# Indiana conventions



## Aestuo (Feb 6, 2009)

Are there any furry conventions in Indiana?  I live in southwestern Indiana, and hardly anyone around here knows what a furry is or has even heard of a furry (let alone what anthropomorphic means, lol).  So if anyone knows of any conventions in Indiana, it would be helpful.

Also, any conventions in Illinois besides Midwest Furfest would also be helpful.


----------



## jazzcat (Feb 7, 2009)

There doesn't seem to be any that I can see in Indiana, but IL has Gathering of the Gargoyles and ducKon. I think that both of these are worth a look, I don't really know much about them though.


----------



## Aestuo (Feb 8, 2009)

jazzcat said:


> There doesn't seem to be any that I can see in Indiana, but IL has Gathering of the Gargoyles and ducKon. I think that both of these are worth a look, I don't really know much about them though.



Okay, I did not think that I would get many besides Midwest Furfest as there are not really very many furries that I know of in this area in comparison to California, New England, etc.  Thanks anyway.  I think I'll either have to travel around, or just stick to Midwest Furfest as far as conventions go for me.


----------



## harry2110 (Mar 8, 2009)

I wish there was one in indianapolis as Im moving there next year.


----------



## Aestuo (Mar 9, 2009)

harry2110 said:


> I wish there was one in indianapolis as Im moving there next year.

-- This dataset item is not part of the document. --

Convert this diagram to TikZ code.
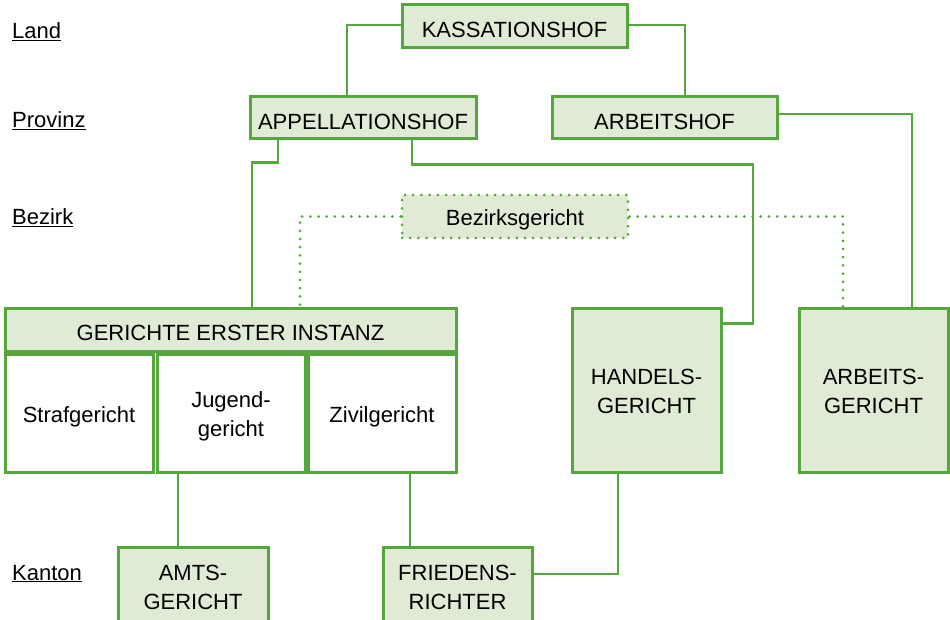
\documentclass[tikz,border=0pt]{standalone}
\usepackage{fontspec}
\setmainfont{Liberation Sans}
\definecolor{gstroke}{HTML}{54A73A}
\definecolor{gfill}{HTML}{E0EBD6}
\newcommand\dn[1]{\raisebox{-3.5pt}[\height][\depth]{#1}}
\newcommand\dnn[2]{\raisebox{-3.5pt}[\height][\depth]{\begin{tabular}{@{}c@{}}#1\\#2\end{tabular}}}
\begin{document}
\begin{tikzpicture}[x=1pt,y=-1pt,
  font=\fontsize{22}{29}\selectfont,
  box/.style={draw=gstroke, fill=gfill, line width=3pt, inner sep=0pt, align=center},
  wbox/.style={box, fill=white},
  dbox/.style={box, line width=3pt, dash pattern=on 0pt off 8.2pt, line cap=round},
  conn/.style={draw=gstroke, line width=2.2pt},
  dconn/.style={draw=gstroke, line width=3pt, dash pattern=on 0pt off 8.2pt, line cap=round},
  lvl/.style={anchor=base west, inner sep=0pt}]
\useasboundingbox (0,0) rectangle (950,620);
\begin{scope}
\clip (0,0) rectangle (950,620);
% level labels
\node[lvl] (land) at (12,39) {\underline{Land}};
\node[lvl] (prov) at (12,128) {\underline{Provinz}};
\node[lvl] (bezl) at (12,225) {\underline{Bezirk}};
\node[lvl] (kant) at (12,580) {\underline{Kanton}};
% boxes
\node[box, minimum width=225pt, minimum height=43pt] (kass) at (514.5,26.5) {\dn{KASSATIONSHOF}};
\node[box, minimum width=226pt, minimum height=42pt] (app) at (363,118) {\dn{APPELLATIONSHOF}};
\node[box, minimum width=225pt, minimum height=42pt] (arbhof) at (664.5,118) {\dn{ARBEITSHOF}};
\node[dbox, minimum width=226pt, minimum height=43pt] (bez) at (515,216.5) {\dn{Bezirksgericht}};
\node[box, minimum width=451pt, minimum height=43pt] (gei) at (230.5,329.5) {\dn{GERICHTE ERSTER INSTANZ}};
\node[wbox, minimum width=148pt, minimum height=118pt] (straf) at (79,413) {\dn{Strafgericht}};
\node[wbox, minimum width=148pt, minimum height=118pt] (jug) at (231,413) {\dnn{Jugend-}{gericht}};
\node[wbox, minimum width=148pt, minimum height=118pt] (ziv) at (382,413) {\dn{Zivilgericht}};
\node[box, minimum width=149pt, minimum height=164pt] (hand) at (646.5,390) {\dnn{HANDELS-}{GERICHT}};
\node[box, minimum width=149pt, minimum height=164pt] (arbg) at (873.5,390) {\dnn{ARBEITS-}{GERICHT}};
\node[box, minimum width=150pt, minimum height=78pt] (amts) at (193,586) {\dnn{AMTS-}{GERICHT}};
\node[box, minimum width=149pt, minimum height=78pt] (fried) at (457.5,586) {\dnn{FRIEDENS-}{RICHTER}};
% connectors
\draw[conn] ([yshift=1.5pt]kass.west) -| ([xshift=-16pt]app.north);
\draw[conn] ([yshift=1.5pt]kass.east) -| ([xshift=20.5pt]arbhof.north);
\draw[conn] ([xshift=-85pt]app.south) -- ++(0,22) -| ([xshift=21.5pt]gei.north);
\draw[conn] ([xshift=49pt]app.south) -- ++(0,24) -- ++(341,0) |- ([yshift=-17pt]hand.north east);
\draw[conn] ([yshift=4pt]arbhof.east) -| ([xshift=38.5pt]arbg.north);
\draw[dconn] (bez.west) -| ([xshift=69.5pt]gei.north);
\draw[dconn] (bez.east) -| ([xshift=-30.5pt]arbg.north);
\draw[conn] ([xshift=-53pt]jug.south) -- ([xshift=-15pt]amts.north);
\draw[conn] ([xshift=28pt]ziv.south) -- ([xshift=-47.5pt]fried.north);
\draw[conn] ([xshift=-28.5pt]hand.south) |- ([yshift=12pt]fried.east);
\end{scope}
\end{tikzpicture}
\end{document}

Yes, that would be amazing!  As far as I know, there is not anything besides the little furmeets and such.  Really, Midwest Furfest is close enough that it could work as an alternative, in my opinion.


----------



## harry2110 (Mar 9, 2009)

Im planing on going there next year if I have the money.


----------



## dakari_ceychi (Mar 12, 2009)

if you can make it to Columbus, Ohio there is Morphicon. For this year it is may 15-17

i'm gonna go this year, will be first time there and my second con ever. And its not toooo far


----------